By tacitly approving Hosni Mubarak's overthrow as Egyptian president, the Netanyahu government erred badly. It is more than likely that by taking a stand against the revolt, like Saudi Arabia, Israel would have won more respect from the Egyptian military led by Field Marshal Mohammed Tantawi who took his place, in consideration of its military strength.
But Israel could on no account afford to sit on its military hands when Sinai veered out of Egyptian control and the pipeline carrying natural gas to Israel was sabotaged six times by terrorists.
This passivity allowed the strategic Sinai peninsula to become the hub of Islamist terrorists dedicated to fighting Israel and be used as the highway for Libyan arms, including anti-air missiles, to be smuggled into the Hamas-ruled Gaza Strip and other unruly Middle East destinations.
US talks with Muslim Brotherhood
It could be said that the Netanyahu government's most signal lapse was dimming Israel's military strength instead of projecting it. This self-inflicted handicap is at the root of the diplomatic problems Israel is encountering with Egypt. Turning to Washington for help is of little avail because the US is also losing traction in Cairo.
This is largely because of the Obama administration's ambivalence on the next chapter of Egyptian history. On the one hand, the US calls on the Supreme Military Council to give Egypt stability; on the other, American officials are holding direct talks with members of the Muslim Brotherhood, without differentiating between its political Freedom and Justice Party and its clerical leadership.
A US diplomat stressed that the Brotherhood's role has grown since Mubarak was ousted and therefore expects the organization to be integrated into future Egyptian government.
This objective is far from the aspirations of Egypt's military rulers – much less by Israel, considering that the Brotherhood is the parent of the jihadist Palestinian Hamas.
In these circumstances, the Netanyahu government should be backing the Egyptian generals to the hilt and work to keep them in power. But because Israel is too afraid of putting up backs in Washington to take this line, Secretary Panetta feels free to accuse Jerusalem of sole responsibility for its growing isolation in the Middle East.
4. The same applies to America's Libyan and Syrian polices. Without comparing the rationales for US military intervention to topple Libya while keeping Bashar Assad in power in Syria, they have a common factor: the Obama administration's policy of promoting the rise of radical Muslim elements. In Libya, it went to the extreme of endorsing ex-al Qaeda elements' seizure of the capital Tripoli and northwest Libya, while propagating the fiction that they are an integral part of the democracy-seeking popular revolt.

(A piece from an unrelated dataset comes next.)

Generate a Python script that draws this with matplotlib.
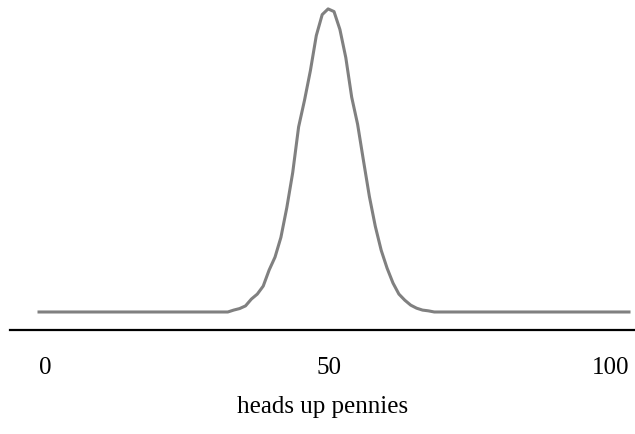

In Syria, Washington encouraged Saudi Arabia and Turkey to provide arms, funding and logistic assistance to the Muslim Brotherhood which is spearheading the revolt against Assad.
Erdogan's crisis with Israel is self-serving
The Netanyahu government should never have held silent on these US policies. Israel should have caused a public outcry against an American course that places its most implacable Islamist enemies in positions of power around its borders, menacing not only Israel but the rest of the region as well.
Isolation is the least of Israel's worries from the epic changes Washington is promoting in the region.
President Obama chose to assign Turkish Prime Minister Tayyip Erdogan the role of bridge to Muslim forces in the region. So how does Panetta square this with his demand that Israel "work to restore relations" with a leader who uses his privileged position at the White House to compete with Iranian president Mahmoud Ahmadinejad in the dissemination of hatred for Israel?
After failing to make an impression on the Arab uprisings, Erdogan continues to whip up animus against Israel to conceal his own shortcomings from public opinion at home and in Washington and curry favor with the most radical anti-Israel forces which rejected him.
Panetta's remarks will further encourage him to put the entire onus on Israel for repairing ties although the crisis he generated is in fact entirely self-serving.